Case in point: I was talking with a math teacher who is a part of our pilot, and he told me that in the course of his lesson on Monday he used a term that was unfamiliar to his students. Rather than simply give them a definition, he modeled his own practice by having his students watch as he went from the OneNote page he was projecting via his tablet, opened up a browser, surfed over to Wikipedia, looked up the definition, and started a discussion about not only the math but about the workings of the site. Now I would bet that only a handful of teachers would model that same process.
And why is that? I’m back to that again, I know. The Web and these technologies have transformed the way I learn, provided me with many teachers who push my thinking, given me the potential to direct my own education as it is. Why don’t more educators make it a part of their own practice?
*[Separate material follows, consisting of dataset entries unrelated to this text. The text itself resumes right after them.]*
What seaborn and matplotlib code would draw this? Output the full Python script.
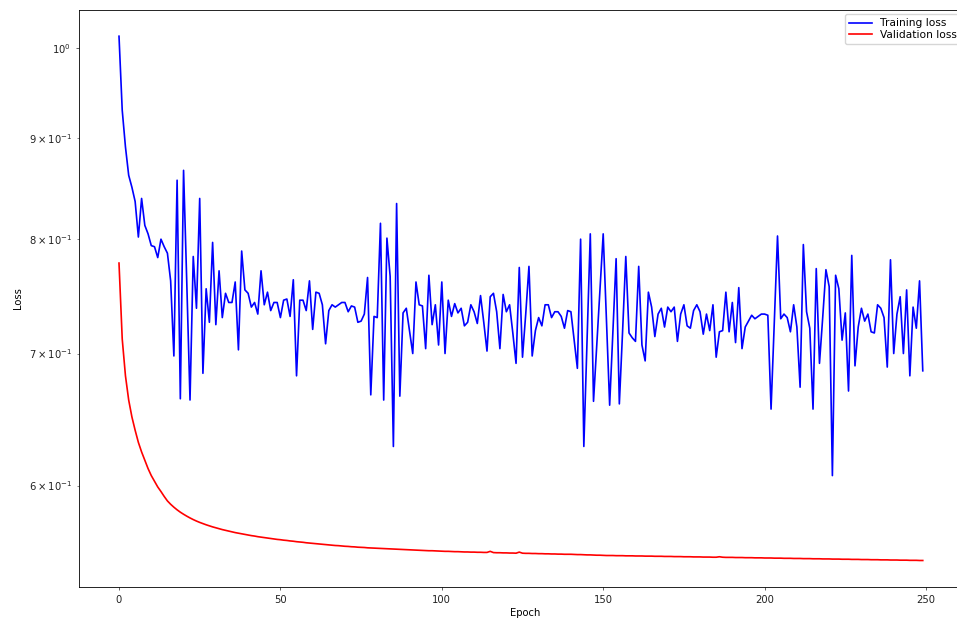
import matplotlib
matplotlib.use("Agg")
import matplotlib.pyplot as plt
import seaborn as sns

epochs = list(range(250))

training_loss = [
    1.014, 0.930, 0.891, 0.862, 0.850, 0.836, 0.802, 0.839, 0.813, 0.805,
    0.794, 0.793, 0.783, 0.800, 0.793, 0.787, 0.762, 0.698, 0.857, 0.664,
    0.867, 0.760, 0.663, 0.784, 0.738, 0.839, 0.684, 0.755, 0.726, 0.797,
    0.724, 0.771, 0.730, 0.751, 0.743, 0.743, 0.761, 0.703, 0.789, 0.754,
    0.751, 0.739, 0.743, 0.733, 0.771, 0.741, 0.752, 0.736, 0.743, 0.743,
    0.730, 0.745, 0.746, 0.731, 0.763, 0.682, 0.745, 0.745, 0.736, 0.762,
    0.720, 0.752, 0.751, 0.741, 0.708, 0.736, 0.741, 0.739, 0.741, 0.743,
    0.743, 0.735, 0.740, 0.739, 0.726, 0.727, 0.733, 0.765, 0.667, 0.731,
    0.730, 0.815, 0.663, 0.801, 0.766, 0.628, 0.834, 0.666, 0.734, 0.738,
    0.719, 0.700, 0.761, 0.741, 0.740, 0.704, 0.767, 0.724, 0.741, 0.707,
    0.761, 0.700, 0.745, 0.731, 0.742, 0.734, 0.738, 0.723, 0.726, 0.741,
    0.735, 0.725, 0.749, 0.726, 0.702, 0.748, 0.751, 0.735, 0.704, 0.750,
    0.735, 0.741, 0.717, 0.692, 0.774, 0.697, 0.733, 0.775, 0.698, 0.719,
    0.730, 0.723, 0.741, 0.741, 0.730, 0.735, 0.735, 0.731, 0.721, 0.736,
    0.735, 0.711, 0.688, 0.800, 0.628, 0.711, 0.805, 0.662, 0.707, 0.754,
    0.805, 0.728, 0.659, 0.717, 0.782, 0.660, 0.718, 0.784, 0.717, 0.713,
    0.710, 0.775, 0.707, 0.694, 0.752, 0.739, 0.714, 0.733, 0.738, 0.722,
    0.739, 0.735, 0.739, 0.710, 0.733, 0.741, 0.723, 0.721, 0.736, 0.741,
    0.735, 0.716, 0.733, 0.719, 0.741, 0.697, 0.718, 0.719, 0.752, 0.718,
    0.743, 0.709, 0.756, 0.704, 0.722, 0.727, 0.732, 0.729, 0.731, 0.733,
    0.733, 0.732, 0.656, 0.727, 0.803, 0.729, 0.733, 0.730, 0.718, 0.741,
    0.722, 0.673, 0.795, 0.735, 0.721, 0.656, 0.773, 0.692, 0.730, 0.772,
    0.757, 0.607, 0.767, 0.755, 0.711, 0.734, 0.670, 0.785, 0.690, 0.722,
    0.738, 0.727, 0.733, 0.718, 0.717, 0.741, 0.738, 0.730, 0.689, 0.781,
    0.700, 0.733, 0.748, 0.700, 0.754, 0.682, 0.739, 0.721, 0.762, 0.686,
]

validation_loss = [
    0.778, 0.712, 0.682, 0.663, 0.650, 0.640, 0.631, 0.624, 0.618, 0.612,
    0.607, 0.603, 0.599, 0.5958, 0.5924, 0.5893, 0.5870, 0.5850, 0.5832, 0.5816,
    0.5802, 0.5789, 0.5777, 0.5766, 0.5756, 0.5747, 0.5739, 0.5731, 0.5724, 0.5717,
    0.5711, 0.5705, 0.5699, 0.5694, 0.5689, 0.5684, 0.5679, 0.5675, 0.5671, 0.5667,
    0.5663, 0.5659, 0.5656, 0.5652, 0.5649, 0.5646, 0.5643, 0.5640, 0.5637, 0.5634,
    0.5632, 0.5629, 0.5627, 0.5624, 0.5622, 0.5619, 0.5617, 0.5615, 0.5612, 0.5610,
    0.5608, 0.5606, 0.5604, 0.5602, 0.5600, 0.5598, 0.5596, 0.5594, 0.5593, 0.5591,
    0.5589, 0.5588, 0.5586, 0.5585, 0.5583, 0.5582, 0.5581, 0.5579, 0.5578, 0.5577,
    0.5576, 0.5575, 0.5574, 0.5573, 0.5572, 0.5571, 0.5570, 0.5569, 0.5568, 0.5567,
    0.5566, 0.5565, 0.5564, 0.5563, 0.5562, 0.5561, 0.5560, 0.5560, 0.5559, 0.5558,
    0.5557, 0.5556, 0.5556, 0.5555, 0.5554, 0.5554, 0.5553, 0.5552, 0.5552, 0.5551,
    0.5551, 0.5550, 0.5550, 0.5549, 0.5549, 0.5556, 0.5548, 0.5547, 0.5547, 0.5546,
    0.5546, 0.5545, 0.5545, 0.5544, 0.5551, 0.5544, 0.5543, 0.5543, 0.5542, 0.5542,
    0.5541, 0.5541, 0.5540, 0.5540, 0.5539, 0.5539, 0.5538, 0.5538, 0.5537, 0.5537,
    0.5537, 0.5536, 0.5535, 0.5535, 0.5534, 0.5533, 0.5533, 0.5532, 0.5531, 0.5531,
    0.5530, 0.5529, 0.5529, 0.5529, 0.5528, 0.5528, 0.5528, 0.5527, 0.5527, 0.5527,
    0.5526, 0.5526, 0.5526, 0.5525, 0.5525, 0.5525, 0.5524, 0.5524, 0.5524, 0.5523,
    0.5523, 0.5523, 0.5522, 0.5522, 0.5522, 0.5521, 0.5521, 0.5521, 0.5520, 0.5520,
    0.5520, 0.5519, 0.5519, 0.5519, 0.5518, 0.5518, 0.5521, 0.5518, 0.5517, 0.5517,
    0.5517, 0.5516, 0.5516, 0.5516, 0.5515, 0.5515, 0.5515, 0.5514, 0.5514, 0.5514,
    0.5513, 0.5513, 0.5513, 0.5512, 0.5512, 0.5512, 0.5511, 0.5511, 0.5511, 0.5510,
    0.5510, 0.5510, 0.5509, 0.5509, 0.5509, 0.5508, 0.5508, 0.5508, 0.5507, 0.5507,
    0.5507, 0.5506, 0.5506, 0.5506, 0.5505, 0.5505, 0.5505, 0.5504, 0.5504, 0.5504,
    0.5503, 0.5503, 0.5503, 0.5502, 0.5502, 0.5502, 0.5501, 0.5501, 0.5501, 0.5500,
    0.5500, 0.5500, 0.5499, 0.5499, 0.5499, 0.5498, 0.5498, 0.5498, 0.5497, 0.5497,
]

assert len(training_loss) == 250 and len(validation_loss) == 250

FS = 7.2
plt.rcParams["font.family"] = ["DejaVu Sans"]
plt.rcParams["font.size"] = FS
plt.rcParams["axes.linewidth"] = 0.6
plt.rcParams["xtick.major.size"] = 2.4
plt.rcParams["ytick.major.size"] = 2.4
plt.rcParams["ytick.minor.size"] = 1.5
plt.rcParams["xtick.major.width"] = 0.5
plt.rcParams["ytick.major.width"] = 0.5
plt.rcParams["ytick.minor.width"] = 0.4
plt.rcParams["xtick.color"] = "#222222"
plt.rcParams["ytick.color"] = "#222222"

W, H = 957, 619
fig = plt.figure(figsize=(W / 100, H / 100), dpi=100)

# axes: left spine at x=78.5 px, x=0 at 119 px, x=250 at 926 px; right edge cut off
x_lo, x_hi = -12.45, 264.0
px_per_epoch = (926 - 119) / 250
ax_left_px = 119 + x_lo * px_per_epoch
ax_width_px = (x_hi - x_lo) * px_per_epoch
ax = fig.add_axes([ax_left_px / W, 32.3 / H, ax_width_px / W, (586.7 - 10) / H])

sns.lineplot(x=epochs, y=training_loss, color="blue", linewidth=1.2,
             label="Training loss", ax=ax)
sns.lineplot(x=epochs, y=validation_loss, color="red", linewidth=1.2,
             label="Validation loss", ax=ax)

ax.set_yscale("log")
ax.set_xlim(x_lo, x_hi)
ax.spines["right"].set_visible(False)  # lies beyond the cropped right edge
ax.set_xlabel("Epoch", labelpad=2.0)
ax.set_ylabel("Loss", labelpad=4)
ax.legend(loc="upper left", bbox_to_anchor=(845 / W, 1 - 14 / H),
          bbox_transform=fig.transFigure, borderaxespad=0, fontsize=7.7,
          labelspacing=0.15, handlelength=2.1, handletextpad=0.8,
          borderpad=0.4)

fig.savefig("out.png", dpi=100)
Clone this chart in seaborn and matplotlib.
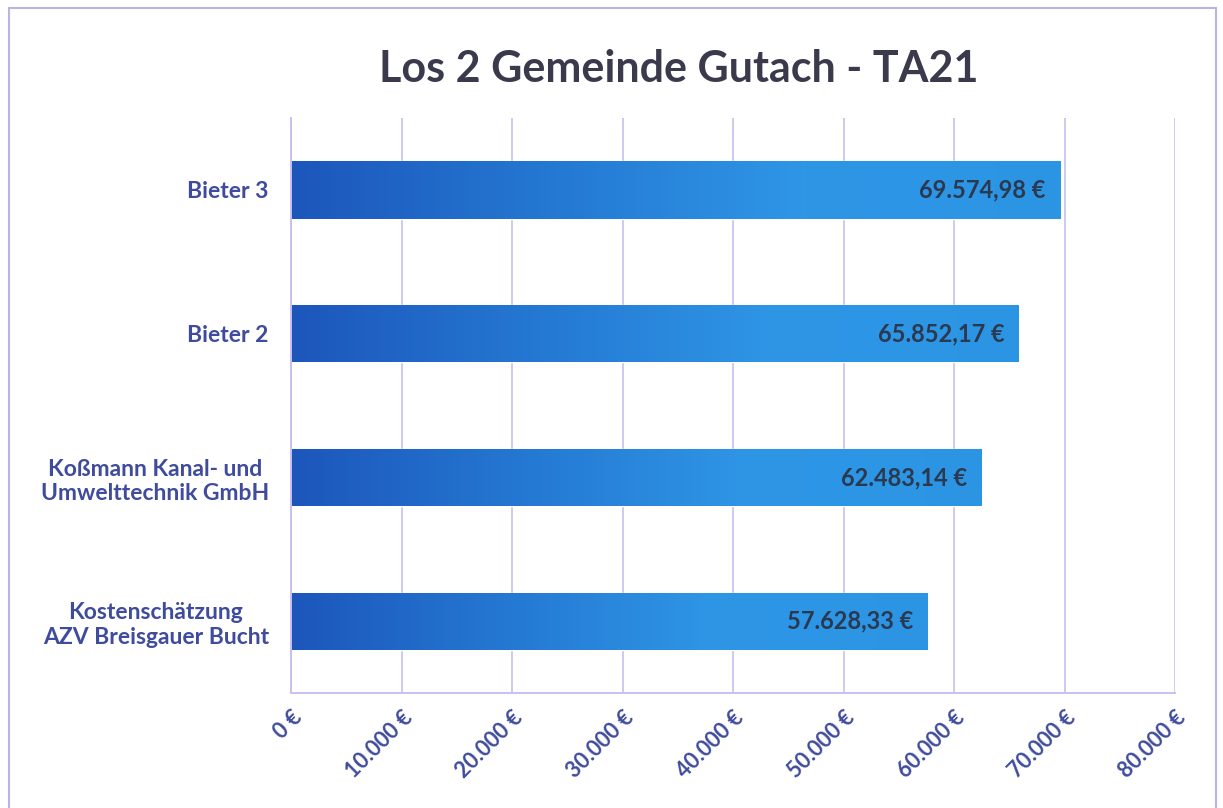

What I realized more clearly last night is that for many teachers, the idea of teaching kids to be able to access information and find mentors and communities of practice basically means teaching themselves out of their jobs, at least as they know it. I mean, at some point, we’re going to have to let go of the idea that we are the most knowledgable content experts available to our students. We used to be, when really all our students had access to was the textbook and the teacher’s brain. But today, we’re not. Not by a long stretch. And we don’t need to be. What we need to be is connectors who can teach our kids how to connect to information and to sources, how to use that information effectively, and how to manage and build upon the learning that comes with it. That’s a much different role than “science teacher” or “math teacher.” Now I’m not saying that subject matter expertise is irrelevant and that there aren’t core concepts that discipline specific teachers shouldn’t teach. But they should be taught it a much wider context, not in the fishbowl this is our traditional classroom.
This is a scary idea, I think. But it takes me back to something I wrote a couple of days ago that was almost a throw away line at the time but one that got me thinking much more deeply about all of this stuff:
The best teachers are the ones we find, not the ones we’re given.